DR would be very scathing about me showing off like this.

It never occurred to me to make it up. :lol:

Re: Recurring Words in MM

Posted: Fri Jan 23, 2009 6:18 am
by Ajarn Philip
MKM wrote: I have Ubuntu installed on my laptop, and used perl to write a script to call wget repeatedly, to download all the Mallets Mallet pages (sorry, Julian I hope it didn't overload the server).

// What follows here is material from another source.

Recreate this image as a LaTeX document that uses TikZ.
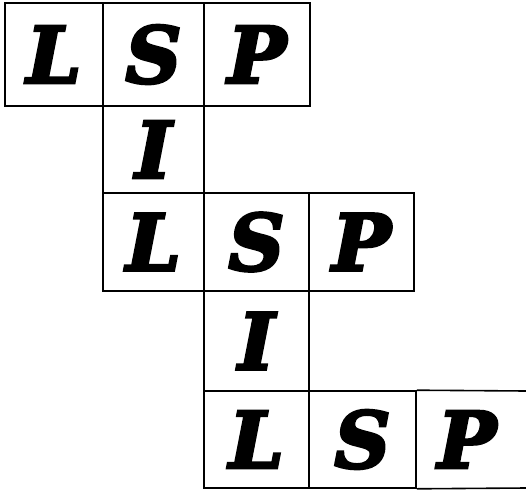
\documentclass[tikz,border=0pt]{standalone}
\usepackage{fontspec}
\newfontfamily\lspfont{DejaVu Serif Bold Italic}[FakeBold=3.5]
\begin{document}
\begin{tikzpicture}[x=1pt,y=-1pt,
  cell/.style={draw, line width=1.6pt, inner sep=0pt, font=\lspfont\fontsize{78}{78}\selectfont},
  letter/.style={inner sep=0pt, font=\lspfont\fontsize{78}{78}\selectfont},
  edge/.style={line width=1.6pt}]
\useasboundingbox (0,0) rectangle (526,489);
% row 1
\node[cell, minimum width=98pt, minimum height=103pt] (l1) at (54,54.5) {L};
\node[cell, minimum width=101pt, minimum height=103pt] (s1) at (153.5,54.5) {S};
\node[cell, minimum width=106pt, minimum height=103pt] (p1) at (257,54.5) {P};
% row 2
\node[cell, minimum width=101pt, minimum height=87pt] (i1) at (153.5,149.5) {I};
% row 3
\node[cell, minimum width=101pt, minimum height=98pt] (l2) at (153.5,242) {L};
\node[cell, minimum width=105pt, minimum height=98pt] (s2) at (256.5,242) {S};
\node[cell, minimum width=105pt, minimum height=98pt] (p2) at (361.5,242) {P};
% row 4
\node[cell, minimum width=105pt, minimum height=100pt] (i2) at (256.5,341) {I};
% row 5
\node[cell, minimum width=105pt, minimum height=97pt] (l3) at (256.5,439.5) {L};
\node[cell, minimum width=107pt, minimum height=97pt] (s3) at (362.5,439.5) {S};
\node[letter] (p3) at (467,439.5) {P};
\coordinate (e1) at (526,391);
\coordinate (e2) at (526,488);
\draw[edge] (s3.north east) -- (e1);
\draw[edge] (s3.south east) -- (e2);
\end{tikzpicture}
\end{document}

Then just grep to pull out the right lines from each page (they all start with the same string of html), tr to convert it all to lower case, emacs to tidy up a bit, and remove the html, then sort, wc and sort again to find the most common words.
Well, if I'd known it was as easy as that I'd have done it myself... :shock: :shock: :lol:

Re: Recurring Words in MM

Posted: Fri Jan 23, 2009 8:10 am
by englishangel
MKM wrote:The commonest single word is "cake" which has appeared 25 times. Not sure what this tells us about the collective CH mind.

"out" 20 times
"bar" 19 times
"time" and "fish" 18 each
"ball", "cricket", "horse" and "over" 17 each
"bird", "board", "music", "water" and "wine" 16 each.
My son said this sounds like a perfect weekend.

Re: Recurring Words in MM

Posted: Sat Jan 24, 2009 3:28 pm
by Tim_MaA_MidB
Bar, bird, music and wine being the most significanT?

Re: Recurring Words in MM

Posted: Sat Jan 24, 2009 5:14 pm
by englishangel
He is 23